Manuel Cervera-Marzal: “Pour Nuit Debout, la question du territoire est centrale”

Nuit Debout renouvelle-t-il les modes traditionnels de protestation ?

Manuel Cervera-Marzal : Oui, mais ce mouvement s’inscrit dans de nouvelles formes de luttes apparues depuis un peu plus de dix ans. Elles ont trois caractéristiques. D’abord, l’« extralégalisation » avec le recours à la désobéissance civile – qu’il s’agisse de la protestation contre le nucléaire, du Réseau éducation sans frontières, des manifestations interdites, des actions de hackers, des Zones à défendre (ZAD), de Nuit Debout enfin. Ce mouvement a en effet une part extralégale, lorsque les occupants refusent de quitter les lieux après minuit, organisent des manifestations sauvages, enlèvent les dalles des places publiques pour planter des potagers. Deuxièmement, la question du territoire est devenue centrale, alors qu’auparavant la question du salaire et de l’emploi était première. Il s’agit pour les occupants de se réapproprier le territoire et d’en faire un lieu de vie dans lequel on peut faire du commun. Le projet est la permanence de l’occupation, avec une cantine, une infirmerie, une crèche… Enfin, Nuit Debout n’est pas uniquement une lutte contre la finance. S’y ajoute un combat au nom de la démocratie. À Paris et à Toulouse, les occupants ont créé une commission constituante qui place au cœur de sa réflexion la question du tirage au sort de citoyens pour exercer des responsabilités politiques. L’idée est de déplacer des repères et de casser le lien entre démocratie et élections. L’élection des meilleurs et des plus compétents est en effet une manière de reconduire le principe aristocratique. Le tirage au sort est aussi une manière d’imaginer une politique non professionnalisée.

 

Existe-t-il une déconnexion entre les participants de Nuit Debout et la réalité sociologique de la précarité ?

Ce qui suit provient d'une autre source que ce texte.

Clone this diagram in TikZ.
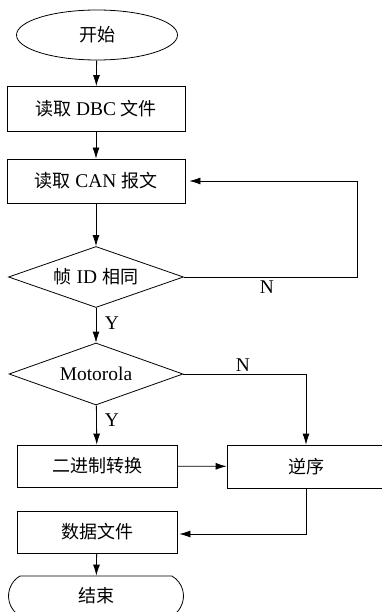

Un groupe de sociologues a publié les résultats d’une recherche sur le profil des participants. Ils sont majoritairement trentenaires, ont un niveau d’éducation supérieur à la moyenne de la population, sont urbains, plutôt blancs. Mais 20 % sont au chômage, contre 10 % nationalement. Il s’agit donc souvent de personnes précarisées. Par ailleurs, la question sociologique a d’abord été soulevée par les acteurs eux-mêmes du mouvement. Il y a donc eu des tentatives pour l’élargir à des entreprises en grève ou à des villes de banlieue. Le succès est mitigé. Les jeunes de banlieue issus de l’immigration ne sont pas très présents. Ils ont un mauvais souvenir des émeutes de 2005, au cours desquels la gauche, et même la gauche radicale, ne les avaient pas soutenus. Dans des zones où le chômage est massif, ils ne se sentent pas forcément concernés par un mouvement qui touche des personnes ayant accès au monde du travail. Ils se seraient peut-être sentis plus investis si ce mouvement avait lutté contre la déchéance de nationalité.

 

Pour durer, le mouvement a-t-il nécessairement besoin d’un leader ? 

Le refus d’un leader est tenable tant que le mouvement se donne pour seul objectif d’expérimenter une démocratie alternative. Nuit Debout a très bien fonctionné sans leader. Mais si des forces veulent poursuivre le combat dans l’arène institutionnelle, elles devront se doter d’une figure, tel Pablo Iglesias pour Podemos. Si c’est le cas, cependant, il n’y aura pas de candidat de Nuit Debout en 2017. Le coût d’entrée à l’élection présidentielle est beaucoup trop élevé. Mais, il est possible que le mouvement soit là aux élections européennes de 2019. La différence de taille avec l’Espagne, c’est qu’il y avait un vide à la gauche du parti socialiste. Ce n’est pas du tout le cas en France, où existent plusieurs partis alternatifs à gauche. Les partisans de la participation politique devront jouer des coudes pour créer l’espace pour un Podemos à la française.